The applicant, Benoni City Body Corporate, a sectional title body corporate in Benoni, Gauteng, brought an application under sections 38 and 39(1)(e) of the Community Schemes Ombud Service Act 9 of 2011 to recover arrear levies from the respondent, Mlungisi Tembekile Mazibuko, the registered owner of unit 403 in the scheme. The body corporate alleged that the respondent had failed over a period of time to make regular levy payments due in respect of his unit. According to the September 2023 statement, the outstanding amount was R9,914.65, inclusive of interest calculated at 24% per annum. The trustees had resolved to proceed with recovery action through CSOS after internal remedies were exhausted. The respondent did not provide a substantive response or defence despite being invited to do so. A certificate of non-resolution was issued on 29 November 2023 after conciliation failed, and the matter was referred for adjudication on the papers.
The application was granted. The respondent was ordered to pay arrear levy contributions to the applicant in the amount of R9,914.65 in full on or before 30 April 2024. No order as to costs was made.
A body corporate in a sectional title scheme is entitled, under the STSMA and section 39(1)(e) of the CSOS Act, to recover arrear levy contributions and authorised interest from a unit owner where the levies were properly raised, the amount due is sufficiently proved, and the owner fails to dispute liability or establish a valid defence. Non-payment of levies undermines the administration of the scheme, and owners are not entitled to withhold levies because they disagree with the underlying decision to impose them.
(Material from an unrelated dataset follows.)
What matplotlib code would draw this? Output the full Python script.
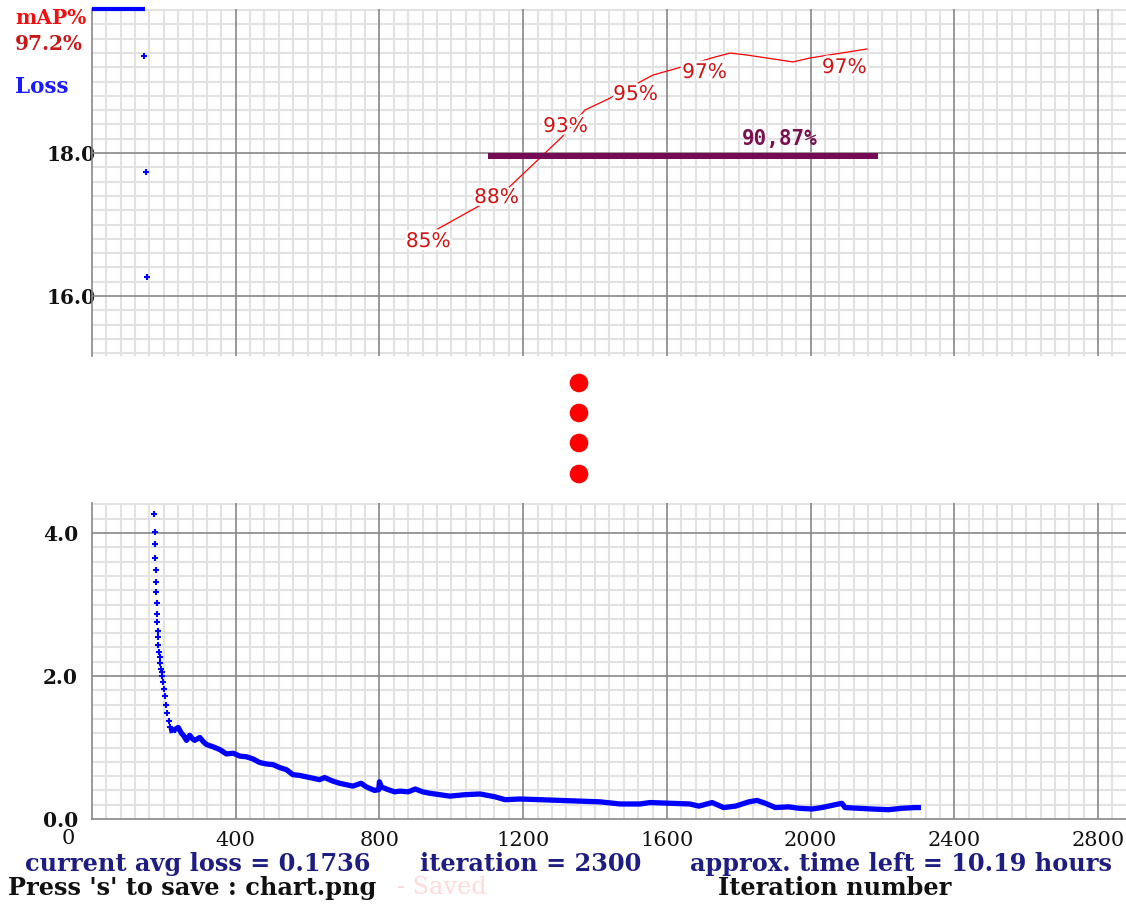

The adjudicator observed that levies are the 'lifeblood' of shared living schemes because they fund maintenance, repair, insurance and security, and that non-payment can destabilise a scheme and prejudice the collective interests of owners. The adjudicator also commented generally that costs orders are not usually made in section 54 CSOS adjudications, unlike in matters dismissed as frivolous, vexatious or without substance under section 53.
This adjudication reinforces the enforceability of levy obligations in sectional title and community schemes through the CSOS dispute-resolution process. It confirms that a body corporate may recover unpaid levies and authorised interest from an owner where it provides adequate documentary proof and the owner fails to raise a substantive defence. The order also reflects the broader South African principle that levy payments are essential to the sustainability of sectional title schemes and cannot ordinarily be withheld because of dissatisfaction with the body corporate's decisions.